There were plenty that were surprised that Roque made the top 3 over Watts, who is the nation’s leading scorer. I’ve talked a lot about those two, so I’ll let you tackle that one.
What do you think, did the committee get this right?
Arlan: The way that I would rationalize the Kazmaier top three is that the committee collectively tried to select the best player, or player season, from each of the conferences that had finalists. Some years, the votes get split and that’s how it works out. There are any number of ways that the voting could have gone differently. Do I find fault with this list? No. Do I think that this was the only acceptable top three? No. I think that this is a year where different committees could likely have recognized different players, and it was just that type of season.
Who was potentially slighted with the selection of this trio? The Cornell players. The Big Red have emerged as the top team, and they don’t have a finalist. There are a number of precedents for this over the years.
Watts was also left out. Perhaps her omission is partly a result of her transfer during the offseason. Not from a punitive sense, but because she had to start over, both on a new team and in a new conference. Meanwhile, Roque has been building her resume for four years, and anyone who has ever tried to win a puck battle with her along the rail knows that she brings abilities to her game far beyond her snipes and dangles. There are reasons why upperclassmen in general and seniors in particular have done well in the voting over the years. The candidates were likely close enough that it was always going to be tough for one team to place more than one player in the top three.

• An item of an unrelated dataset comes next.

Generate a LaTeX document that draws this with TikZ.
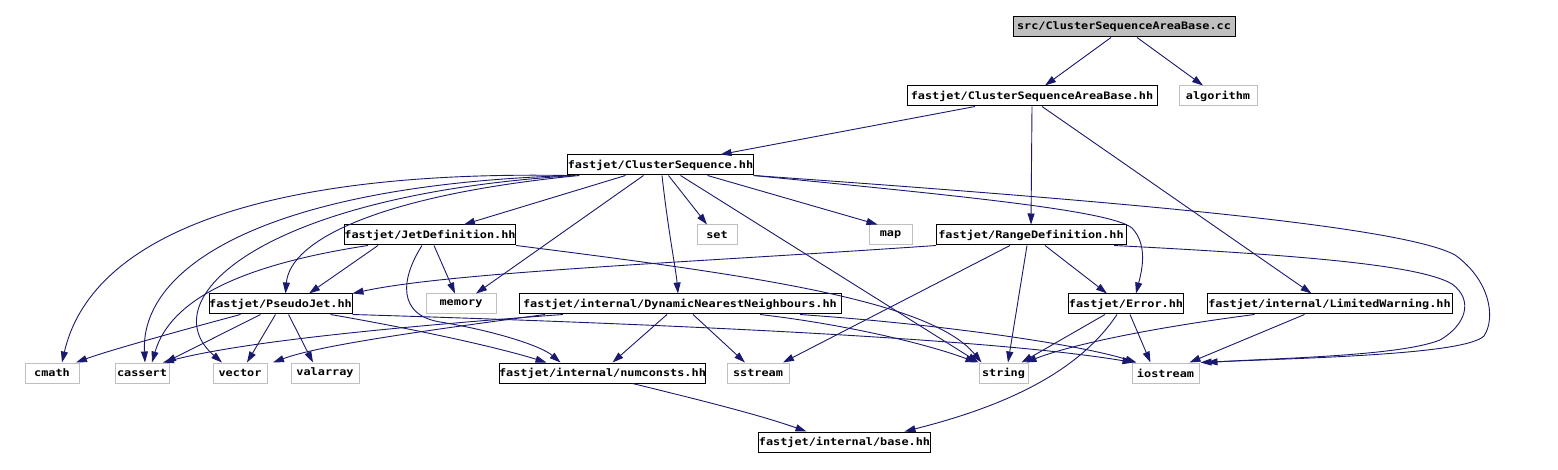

While I might have expected Frankel to have the best shot of the Northeastern duo, she didn’t separate statistically from Browning, who helped her team to a slightly better season.
Ultimately, the committee picked three great players, and I don’t begrudge anyone her spot. The problem with any award, in sport, art, or what have you, is that there are typically more people deserving recognition than awards available. So it is here.
Who wins? Let’s save that question for a couple of weeks.